By JONATHAN ALLEN
Politico.com
11/17/09
California Democrat Xavier Becerra has learned a lesson about calling out Nancy Pelosi.
Don’t.
In the run-up to this month’s House vote on health care reform, Becerra suggested to the Congressional Progressive Caucus that party leaders gave up too easily on the favored “robust” public option.
That didn’t sit well with the speaker, and witnesses said she made her displeasure known to Becerra and other top Democrats at a subsequent leadership meeting.
“I understand I have tire tracks on my back because Xavier threw me under the bus,” witnesses quoted Pelosi as saying. The speaker went on to accuse Becerra of trying to improve his “street cred” with progressives by undercutting her.
Becerra was back on the hot seat on Monday, when Pelosi demanded to know why seven members of the Congressional Hispanic Caucus had voted for the anti-abortion Stupak amendment before final passage of the health bill, even after she had acceded to the CHC’s wishes in preventing an immigration amendment from being considered on the floor.

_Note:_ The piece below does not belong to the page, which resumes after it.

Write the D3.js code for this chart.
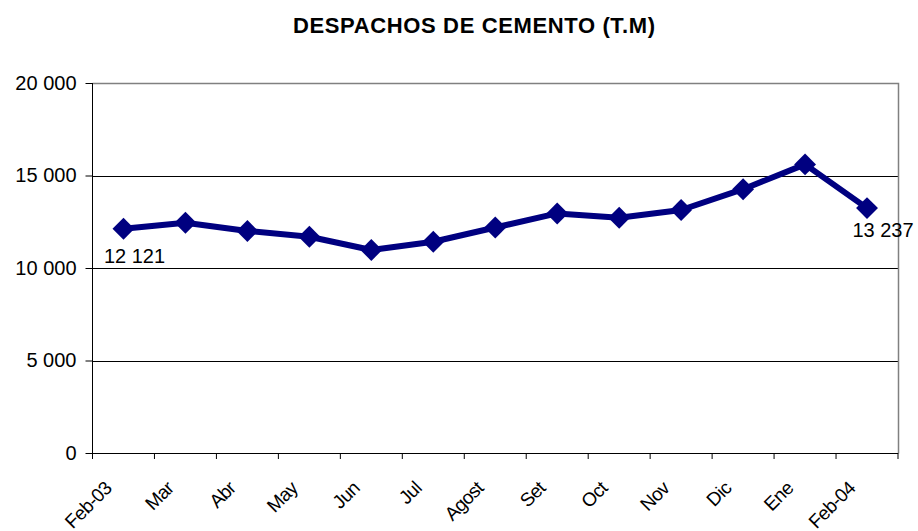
<!DOCTYPE html>
<html><head><meta charset="utf-8">
<script src="https://cdn.jsdelivr.net/npm/d3@7"></script>
<style>
html,body{margin:0;padding:0;background:#fff;}
svg{display:block;font-family:Arial,"Liberation Sans",sans-serif;}
</style></head>
<body><svg id="chart" width="918" height="531"></svg>
<script>
const title = "DESPACHOS DE CEMENTO (T.M)";
const categories = ["Feb-03","Mar","Abr","May","Jun","Jul","Agost","Set","Oct","Nov","Dic","Ene","Feb-04"];
const values = [12121, 12450, 12000, 11690, 10975, 11420, 12190, 12950, 12720, 13135, 14260, 15600, 13237];
const yTicks = [0, 5000, 10000, 15000, 20000];
const labeledIndices = [0, 12];

const W = 918, H = 531;
const m = {left: 92.5, right: 20, top: 83, bottom: 78};
const svg = d3.select("#chart");
const fmt = v => d3.format(",")(v).replace(/,/g, " ");

const x = d3.scaleBand().domain(categories).range([m.left, W - m.right]);
const y = d3.scaleLinear().domain([0, 20000]).range([H - m.bottom, m.top]);

// title
svg.append("text").attr("x", 474).attr("y", 33).attr("text-anchor", "middle")
  .attr("font-weight", "bold").attr("font-size", 22)
  .attr("textLength", 362).attr("lengthAdjust", "spacing").text(title);

// gridlines
svg.append("g").selectAll("line").data(yTicks.filter(t => t > 0 && t < 20000)).join("line")
  .attr("x1", m.left).attr("x2", W - m.right)
  .attr("y1", d => Math.round(y(d)) + 0.5).attr("y2", d => Math.round(y(d)) + 0.5)
  .attr("stroke", "#000").attr("stroke-width", 1);

// plot border (top, right) grey
svg.append("path")
  .attr("d", `M${m.left},${Math.round(y(20000)) + 0.5}H${W - m.right + 0.5}V${Math.round(y(0)) + 0.5}`)
  .attr("fill", "none").attr("stroke", "#808080").attr("stroke-width", 1.5);

// y axis
const yAxis = svg.append("g").attr("transform", `translate(${m.left},0)`)
  .call(d3.axisLeft(y).tickValues(yTicks).tickSize(7).tickPadding(9).tickFormat(fmt));
yAxis.selectAll("path,line").attr("stroke", "#000");
yAxis.select(".domain").attr("d", `M0,${y(20000)}V${y(0)}`);
yAxis.selectAll("text").attr("font-size", 20).attr("font-family", "Arial,'Liberation Sans',sans-serif").attr("fill", "#000");

// x axis
const bounds = categories.map(c => x(c)).concat([W - m.right]);
const xg = svg.append("g");
xg.append("line").attr("x1", m.left).attr("x2", W - m.right)
  .attr("y1", Math.round(y(0)) + 0.5).attr("y2", Math.round(y(0)) + 0.5).attr("stroke", "#000");
xg.selectAll("line.tk").data(bounds).join("line").attr("class", "tk")
  .attr("x1", d => d).attr("x2", d => d)
  .attr("y1", y(0)).attr("y2", y(0) + 6).attr("stroke", "#000");
xg.selectAll("text").data(categories).join("text")
  .attr("transform", d => `translate(${x(d) + x.bandwidth() / 2 - 20},${y(0) + 27}) rotate(-45)`)
  .attr("text-anchor", "end").attr("dy", "0.7em")
  .attr("font-size", 19).attr("letter-spacing", -0.6).attr("fill", "#000").text(d => d);

// line
const pts = categories.map((c, i) => [x(c) + x.bandwidth() / 2, y(values[i])]);
svg.append("path").datum(pts).attr("d", d3.line())
  .attr("fill", "none").attr("stroke", "#000080").attr("stroke-width", 6).attr("stroke-linejoin", "round");

// markers
const sym = d3.symbol().type(d3.symbolSquare).size(240);
svg.append("g").selectAll("path").data(pts).join("path")
  .attr("transform", d => `translate(${d[0]},${d[1]}) rotate(45)`)
  .attr("d", sym).attr("fill", "#000080");

// data labels
const labelOffsets = {0: [11, 34], 12: [16, 29]};
svg.append("g").selectAll("text").data(labeledIndices).join("text")
  .attr("x", i => pts[i][0] + labelOffsets[i][0])
  .attr("y", i => pts[i][1] + labelOffsets[i][1])
  .attr("text-anchor", "middle").attr("font-size", 20).attr("fill", "#000")
  .text(i => fmt(values[i]));
</script></body></html>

Becerra, a former CHC chairman, expressed surprise at the number and replied that he had tried to turn the votes of the two Latino lawmakers he knew would vote against her, according to sources familiar with the exchange.
Attendees of Monday’s meeting drew different inferences from Pelosi’s line of questioning — with one group seeing it as a second rebuke of Becerra and another portraying it as the speaker simply asking the member of the leadership with the strongest connection to the CHC what he knew about votes that irritated her.
Pelosi, who used to keep a favor file for her father, the former mayor of Baltimore, clearly has a mental list of those who wronged her as she tried to collect votes for the centerpiece of the Democrats’ domestic agenda. That Becerra caught her eye — and her ire — is noteworthy because he is a protégé of Pelosi’s who won the post of caucus vice chairman in large part on the strength of her camp’s support.
Becerra declined to comment directly when asked about Pelosi’s harsh treatment. Looking startled by the question, Becerra paused, grinned, walked away and called out, “It was a good vote” — referring to the eventual 220-215 tally on health care — as he ducked into a Democratic Caucus meeting…
…Democrats say Pelosi’s bad side is not a good place to be — even for one hot minute.
“She has a long memory,” said one former Democratic leadership aide.